◆ WORK INSTRUCTIONS: What do the lines from the top of the data through the line with "ax.barh(row_y, [v *" say? Quote them exactly and include both ends.

◆ INPUT ROWS:
★ ★ ★

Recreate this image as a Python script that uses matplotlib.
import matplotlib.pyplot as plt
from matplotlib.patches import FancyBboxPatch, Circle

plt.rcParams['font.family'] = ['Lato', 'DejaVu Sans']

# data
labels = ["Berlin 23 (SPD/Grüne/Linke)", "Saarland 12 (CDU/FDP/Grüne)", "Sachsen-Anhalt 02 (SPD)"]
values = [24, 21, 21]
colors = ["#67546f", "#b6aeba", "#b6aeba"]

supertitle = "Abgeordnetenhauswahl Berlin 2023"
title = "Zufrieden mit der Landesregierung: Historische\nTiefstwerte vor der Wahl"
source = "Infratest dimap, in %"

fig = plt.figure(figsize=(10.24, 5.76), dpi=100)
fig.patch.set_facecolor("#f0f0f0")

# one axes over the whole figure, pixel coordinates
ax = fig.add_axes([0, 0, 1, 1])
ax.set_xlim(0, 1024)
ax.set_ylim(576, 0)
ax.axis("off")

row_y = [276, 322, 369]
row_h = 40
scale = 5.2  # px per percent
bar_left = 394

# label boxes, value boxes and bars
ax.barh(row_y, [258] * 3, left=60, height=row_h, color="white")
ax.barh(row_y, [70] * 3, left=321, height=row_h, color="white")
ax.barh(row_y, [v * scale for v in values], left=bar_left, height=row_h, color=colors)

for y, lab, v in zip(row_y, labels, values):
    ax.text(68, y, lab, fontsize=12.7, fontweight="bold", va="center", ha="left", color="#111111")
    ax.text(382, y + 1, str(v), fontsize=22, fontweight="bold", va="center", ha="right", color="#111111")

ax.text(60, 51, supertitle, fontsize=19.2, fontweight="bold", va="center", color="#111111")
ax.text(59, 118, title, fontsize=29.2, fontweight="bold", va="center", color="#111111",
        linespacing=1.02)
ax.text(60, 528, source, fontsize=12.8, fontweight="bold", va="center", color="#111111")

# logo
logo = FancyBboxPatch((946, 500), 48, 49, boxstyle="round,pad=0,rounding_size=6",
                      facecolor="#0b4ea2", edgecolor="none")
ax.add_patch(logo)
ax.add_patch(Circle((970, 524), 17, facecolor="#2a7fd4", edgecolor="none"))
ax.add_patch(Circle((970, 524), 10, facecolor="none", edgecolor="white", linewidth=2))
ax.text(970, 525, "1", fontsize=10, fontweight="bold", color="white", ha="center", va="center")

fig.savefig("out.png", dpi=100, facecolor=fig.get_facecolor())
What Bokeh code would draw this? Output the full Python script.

★ ★ ★

◆ OUTPUT:
Recreate this image as a Python script that uses matplotlib.
import matplotlib.pyplot as plt
from matplotlib.patches import FancyBboxPatch, Circle

plt.rcParams['font.family'] = ['Lato', 'DejaVu Sans']

# data
labels = ["Berlin 23 (SPD/Grüne/Linke)", "Saarland 12 (CDU/FDP/Grüne)", "Sachsen-Anhalt 02 (SPD)"]
values = [24, 21, 21]
colors = ["#67546f", "#b6aeba", "#b6aeba"]

supertitle = "Abgeordnetenhauswahl Berlin 2023"
title = "Zufrieden mit der Landesregierung: Historische\nTiefstwerte vor der Wahl"
source = "Infratest dimap, in %"

fig = plt.figure(figsize=(10.24, 5.76), dpi=100)
fig.patch.set_facecolor("#f0f0f0")

# one axes over the whole figure, pixel coordinates
ax = fig.add_axes([0, 0, 1, 1])
ax.set_xlim(0, 1024)
ax.set_ylim(576, 0)
ax.axis("off")

row_y = [276, 322, 369]
row_h = 40
scale = 5.2  # px per percent
bar_left = 394

# label boxes, value boxes and bars
ax.barh(row_y, [258] * 3, left=60, height=row_h, color="white")
ax.barh(row_y, [70] * 3, left=321, height=row_h, color="white")
ax.barh(row_y, [v * scale for v in values], left=bar_left, height=row_h, color=colors)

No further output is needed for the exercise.